Bennett: Piano Concerto; Concerto for Stan Getz; Film Music Excerpts; Dream Sequence
Stephen Kovacevich, piano; John Harle, saxophone; Julian Lloyd Webber, cello; BBC Symphony Orchestra; Sir Alexander Gibson, conductor; Barry Wordsworth, conductor; John Mauceri, conductor; Hollywood Bowl Orchestra.
Decca [catalog number not provided]. Recorded various dates, various venues. Compilation. CD.
Richard Rodney Bennett—who died in 2012, though this Decca compilation dates from 2002—never quite got his due from either camp. Too jazzy for the serialists, too cerebral for the film crowd. This disc makes the case, somewhat haphazardly, for his divided genius.
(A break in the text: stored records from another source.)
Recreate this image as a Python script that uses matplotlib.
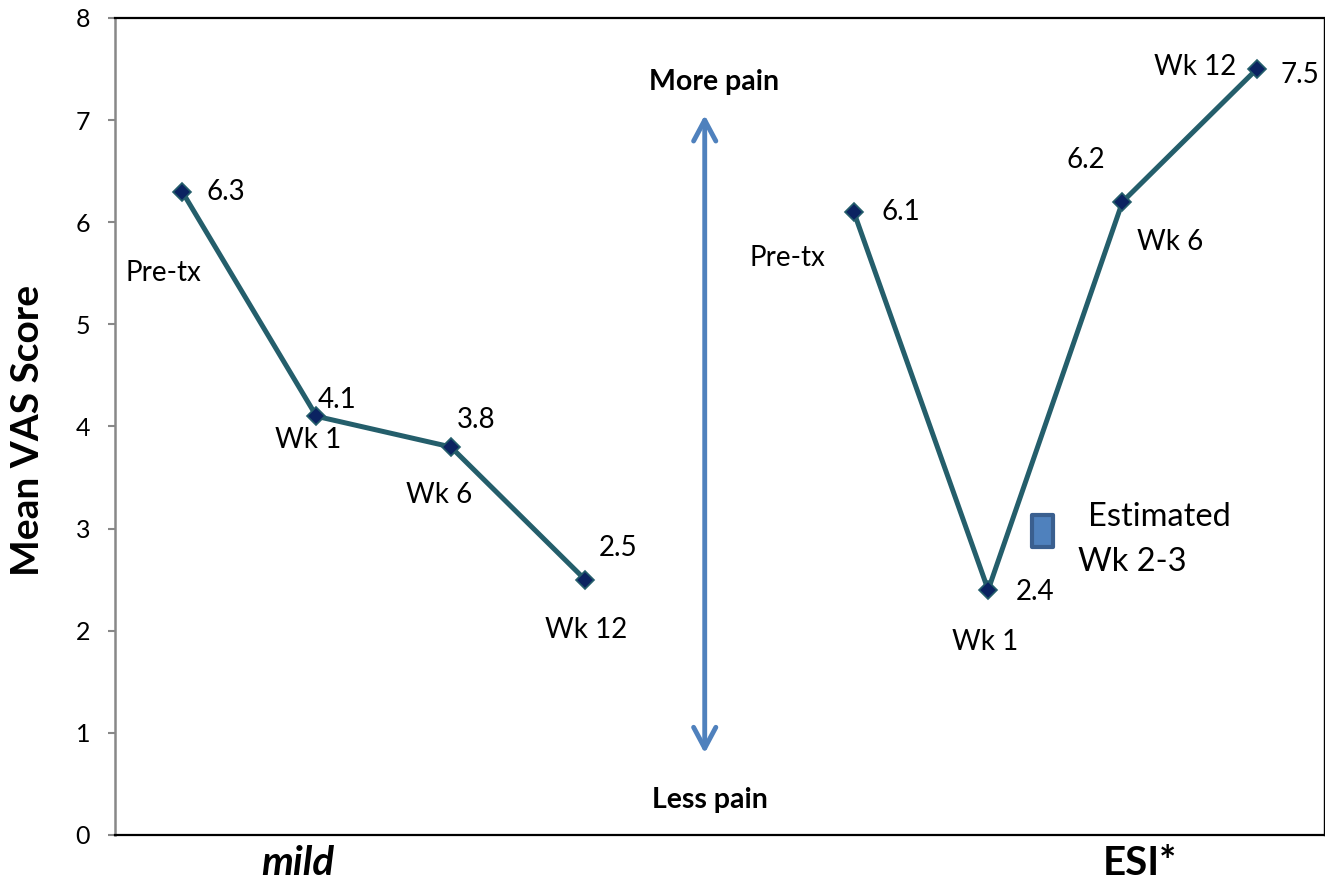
import numpy as np
import matplotlib
matplotlib.use("Agg")
import matplotlib.pyplot as plt
from matplotlib.patches import Rectangle

plt.rcParams['font.family'] = ['Lato', 'DejaVu Sans']

# data
time_labels = ['Pre-tx', 'Wk 1', 'Wk 6', 'Wk 12']
mild_x = [1, 2, 3, 4]
mild_vals = [6.3, 4.1, 3.8, 2.5]
esi_x = [6, 7, 8, 9]
esi_vals = [6.1, 2.4, 6.2, 7.5]
groups = ['mild', 'ESI*']

# label offsets in pixels (value label, time label)
mild_val_off = [(44, 0), (21, 16), (25, 27), (33, 32)]
mild_lab_off = [(-19, -81), (-8, -24), (-12, -48), (1, -50)]
esi_val_off = [(47, 0), (47, -2), (-37, 42), (43, -6)]
esi_lab_off = [(-66, -46), (-3, -52), (48, -40), (-62, 2)]

line_col = '#245E6B'
mark_col = '#0B2361'

fig = plt.figure(figsize=(13.25, 8.84), dpi=100)
ax = fig.add_axes([115/1325, 49/884, 1209/1325, 817/884])

for xs, vs, voff, loff in [(mild_x, mild_vals, mild_val_off, mild_lab_off),
                           (esi_x, esi_vals, esi_val_off, esi_lab_off)]:
    ax.plot(xs, vs, color=line_col, lw=3.6, marker='D', ms=9.5,
            mfc=mark_col, mec=line_col, mew=1.2, solid_capstyle='butt')
    for x, v, vo, lo, t in zip(xs, vs, voff, loff, time_labels):
        ax.annotate(f'{v:.1f}', (x, v), xytext=vo, textcoords='offset pixels',
                    ha='center', va='center', fontsize=20)
        ax.annotate(t, (x, v), xytext=lo, textcoords='offset pixels',
                    ha='center', va='center', fontsize=20)

# pain arrow
ax.annotate('', xy=(4.89, 7.05), xytext=(4.89, 0.8),
            arrowprops=dict(arrowstyle='<->,head_length=0.75,head_width=0.4',
                            color='#4F81BD', lw=3.5, shrinkA=0, shrinkB=0,
                            mutation_scale=20))
ax.text(4.96, 7.37, 'More pain', ha='center', va='center',
        fontsize=20.5, fontweight='bold')
ax.text(4.93, 0.34, 'Less pain', ha='center', va='center',
        fontsize=20.5, fontweight='bold')

# estimated wk 2-3 marker
ax.add_patch(Rectangle((7.33, 2.82), 0.15, 0.31, facecolor='#4F81BD',
                       edgecolor='#3A5F8F', lw=3, joinstyle='round'))
ax.text(7.74, 3.11, 'Estimated', ha='left', va='center', fontsize=23.5)
ax.text(7.67, 2.67, 'Wk 2-3', ha='left', va='center', fontsize=23.5)

ax.set_xlim(0.5, 9.5)
ax.set_ylim(0, 8)
ax.set_yticks(range(0, 9))
ax.tick_params(axis='y', length=5, width=1.5, color='#888888',
               labelsize=18, pad=13)

ax.set_xticks([1.86, 8.13])
ax.set_xticklabels(groups, fontsize=29, fontweight='bold')
ax.get_xticklabels()[0].set_fontstyle('italic')
ax.tick_params(axis='x', length=0, pad=7)

ax.spines['left'].set_color('#888888')
ax.spines['left'].set_linewidth(1.8)
ax.spines['bottom'].set_linewidth(1.6)
ax.spines['top'].set_linewidth(1.6)
ax.spines['right'].set_linewidth(1.0)

fig.text(28/1325, 1 - 430/884, 'Mean VAS Score', rotation=90,
         ha='center', va='center', fontsize=28, fontweight='bold')

fig.savefig('out.png', dpi=100)
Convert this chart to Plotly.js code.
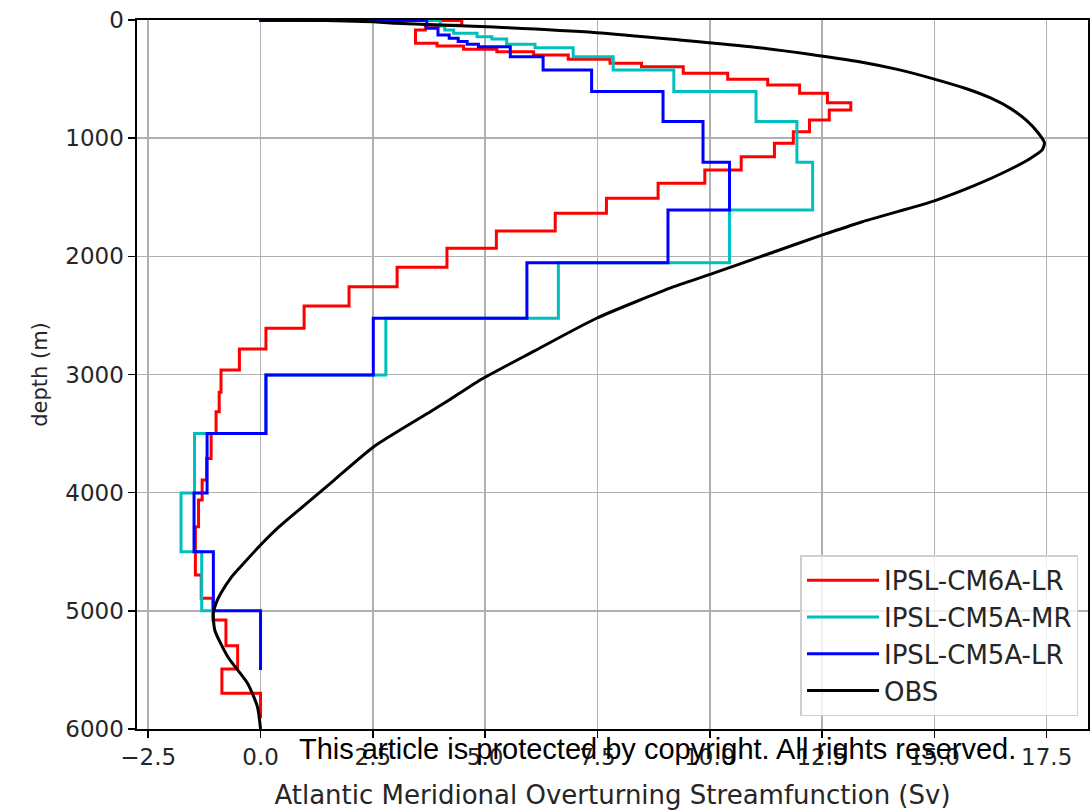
<!DOCTYPE html>
<html>
<head>
<meta charset="utf-8">
<script src="https://cdn.plot.ly/plotly-3.0.1.min.js"></script>
<style>html,body{margin:0;padding:0;background:#fff;}#chart{width:1091px;height:812px;}</style>
</head>
<body>
<div id="chart"></div>
<script>
// Step profiles: value over the layer starting at the given depth (m)
const cm6lrDepth = [0, 4, 45, 85, 197, 220, 248, 268, 296, 333, 365, 395, 451, 502, 550, 620, 700, 762, 846, 945, 1044, 1157, 1269, 1382, 1509, 1636, 1786, 1932, 2093, 2257, 2420, 2609, 2784, 2962, 3150, 3315, 3500, 3710, 3893, 4062, 4288, 4697, 4894, 5077, 5295, 5492, 5698, 5910];
const cm6lrSv    = [0, 4.48, 3.67, 3.45, 3.93, 4.52, 5.26, 6.08, 6.85, 7.78, 8.48, 9.41, 10.40, 11.29, 12.0, 12.62, 13.14, 12.66, 12.22, 11.86, 11.44, 10.70, 9.89, 8.85, 7.70, 6.56, 5.25, 4.15, 3.04, 1.97, 0.97, 0.12, -0.47, -0.88, -0.92, -0.99, -1.10, -1.20, -1.30, -1.38, -1.45, -1.32, -1.06, -0.77, -0.51, -0.86, 0.0, 0.0];

const cm5mrDepth = [0, 4, 50, 85, 113, 141, 161, 206, 234, 310, 423, 606, 860, 1204, 1608, 2054, 2525, 3004, 3500, 4003, 4500, 5000];
const cm5mrSv    = [0, 4.0, 4.1, 4.3, 4.82, 5.15, 5.48, 6.11, 6.96, 7.85, 9.20, 11.03, 11.94, 12.29, 10.44, 6.63, 2.79, 0.12, -1.47, -1.77, -1.31, -1.05];

const cm5lrDepth = [0, 4, 70, 127, 155, 183, 206, 226, 310, 423, 606, 860, 1204, 1608, 2054, 2525, 3004, 3500, 4003, 4500, 5000, 5500];
const cm5lrSv    = [0, 3.70, 3.95, 4.2, 4.4, 4.6, 4.85, 5.56, 6.29, 7.37, 8.96, 9.85, 10.44, 9.07, 5.93, 2.51, 0.12, -1.19, -1.48, -1.05, 0.0, 0.0];

const obsDepth = [0, 3, 8, 15, 28, 60, 107, 169, 230, 300, 353, 420, 500, 580, 660, 750, 850, 950, 1040, 1100, 1180, 1280, 1400, 1530, 1620, 1707, 1819, 1980, 2144, 2257, 2524, 2800, 3046, 3216, 3315, 3611, 3893, 4100, 4300, 4443, 4600, 4711, 4850, 4936, 5021, 5162, 5388, 5613, 5811, 6000];
const obsSv    = [0, 1.0, 1.9, 2.5, 3.0, 5.2, 7.48, 9.33, 11.0, 12.4, 13.33, 14.2, 15.0, 15.7, 16.25, 16.7, 17.05, 17.3, 17.45, 17.4, 17.1, 16.6, 15.9, 15.0, 14.2, 13.4, 12.51, 11.3, 10.07, 9.2, 7.48, 6.1, 4.89, 4.2, 3.78, 2.52, 1.64, 1.0, 0.38, 0.0, -0.38, -0.64, -0.88, -0.99, -1.05, -1.02, -0.73, -0.29, -0.07, 0.0];

const seriesNames = ['IPSL-CM6A-LR', 'IPSL-CM5A-MR', 'IPSL-CM5A-LR', 'OBS'];
const xTickVals = [-2.5, 0, 2.5, 5, 7.5, 10, 12.5, 15, 17.5];
const yTickVals = [0, 1000, 2000, 3000, 4000, 5000, 6000];

const font = 'DejaVu Sans, sans-serif';
function stepTrace(name, xs, ys, color) {
  return {x: xs, y: ys, name: name, type: 'scatter', mode: 'lines',
          line: {color: color, width: 3, shape: 'vh'}};
}
const traces = [
  stepTrace(seriesNames[0], cm6lrSv, cm6lrDepth, '#ff0000'),
  stepTrace(seriesNames[1], cm5mrSv, cm5mrDepth, '#00bfbf'),
  stepTrace(seriesNames[2], cm5lrSv, cm5lrDepth, '#0000ff'),
  {x: obsSv, y: obsDepth, name: seriesNames[3], type: 'scatter', mode: 'lines',
   line: {color: '#000000', width: 3, shape: 'spline', smoothing: 0.6}}
];
const layout = {
  width: 1091, height: 812,
  margin: {l: 137, r: 3, t: 20, b: 83},
  paper_bgcolor: '#fff', plot_bgcolor: '#fff',
  showlegend: true,
  font: {family: font, size: 23, color: '#262626'},
  xaxis: {
    range: [-2.75, 18.42], tickvals: xTickVals, tickformat: '.1f',
    ticks: 'outside', ticklen: 7, tickwidth: 1.5, tickcolor: '#000',
    showline: true, linecolor: '#000', linewidth: 1.6, mirror: true,
    showgrid: true, gridcolor: '#b0b0b0', gridwidth: 1.5, zeroline: false,
    tickfont: {family: font, size: 23, color: '#262626'},
    title: {text: 'Atlantic Meridional Overturning Streamfunction (Sv)', font: {family: font, size: 26, color: '#262626'}, standoff: 16}
  },
  yaxis: {
    range: [6000, 0], tickvals: yTickVals,
    ticks: 'outside', ticklen: 7, tickwidth: 1.5, tickcolor: '#000',
    showline: true, linecolor: '#000', linewidth: 1.6, mirror: true,
    showgrid: true, gridcolor: '#b0b0b0', gridwidth: 1.5, zeroline: false,
    tickfont: {family: font, size: 23, color: '#262626'},
    title: {text: 'depth (m)', font: {family: font, size: 21, color: '#262626'}, standoff: 12}
  },
  legend: {
    x: 0.99, y: 0.018, xanchor: 'right', yanchor: 'bottom',
    bgcolor: 'rgba(255,255,255,0.8)', bordercolor: '#d0d0d0', borderwidth: 1.5,
    font: {family: font, size: 26, color: '#262626'},
    tracegroupgap: 0, itemwidth: 72
  },
  annotations: [{
    text: 'This article is protected by copyright. All rights reserved.',
    xref: 'paper', yref: 'paper', x: 0.547, y: -0.028, xanchor: 'center', yanchor: 'middle',
    showarrow: false, font: {family: 'Liberation Sans, Arial, sans-serif', size: 29, color: '#000'}
  }]
};
Plotly.newPlot('chart', traces, layout, {displayModeBar: false, staticPlot: true});
</script>
</body>
</html>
The Piano Concerto from 1968 is the real treasure here. Stephen Kovacevich’s performance, originally on EMI, sounds remarkably fresh—his touch in the first movement’s refined filigree has that peculiar transparency he brought to Bartók, each note placed with jeweler’s precision. Bennett’s serial procedures sit lightly on the surface; underneath, there’s a genuine lyricism that never apologizes for itself. The quick movements pulse with dance rhythms that owe more to Stravinsky than to Schoenberg, and the orchestration—spare, carefully balanced—lets you hear everything. Sir Alexander Gibson and the BBC Symphony give it proper weight without heaviness.
Why does the annotation call this “Piano Concerto No. 1”? Bennett never wrote a second. Sloppy.
The Concerto for Stan Getz, composed in 1990, treads dangerous ground. Homages to jazz legends usually collapse into pastiche or condescension. Bennett avoids both traps—barely. John Harle’s saxophone tone is creamy, perhaps too smooth for the idiom Bennett’s invoking, but the piece itself shows real affection without mimicry. The harmonic language is richer, less ascetic than the Piano Concerto; Bennett had traveled far in those twenty-two years. Barry Wordsworth conducts with appropriate swing, though the BBC Symphony sounds tentative in the syncopations.
Then comes the film music, and we’re in a different universe entirely.
That waltz from Murder on the Orient Express—yes, it’s gorgeous, yes, it’s famous, but what’s it doing here? John Mauceri and the Hollywood Bowl Orchestra play it with appropriate schmaltz. The snippet from Four Weddings and a Funeral is charming fluff, nothing more. These pieces show Bennett’s facility, his professionalism, but not his depth. They’re the equivalent of Walton’s film scores, though without quite that level of distinction.
Dream Sequence, with Julian Lloyd Webber’s cello and Bennett himself at the piano, arranges three standards—we’re not told which ones, another annotation failure. Lloyd Webber plays with his usual warmth, perhaps excessive warmth; the vibrato threatens to overwhelm Bennett’s tasteful harmonizations. Pleasant enough for a birth celebration (whose birth? the notes don’t say), but lightweight.
The real problem with this compilation is what’s missing. Bennett’s Spells, that extraordinary choral-orchestral work, was on Argo years ago—out of print at the time of this release. The Aubade, Calendar, Commedia IV for brass quintet: all unavailable. Instead we get film music excerpts and a cello bagatelle. The disc runs under sixty minutes. Decca could have given us a proper survey; instead they’ve assembled a sampler that neither satisfies the serious listener nor provides adequate introduction to Bennett’s range.
Kovacevich’s performance alone justifies ownership—that Piano Concerto deserves to be in the repertory, and this remains its finest release. But what a missed opportunity. Bennett straddled two worlds with more grace than most composers manage in one, and this disc can’t quite decide which world it wants to inhabit.
A frustrating release: essential for the concerto, maddening for everything around it.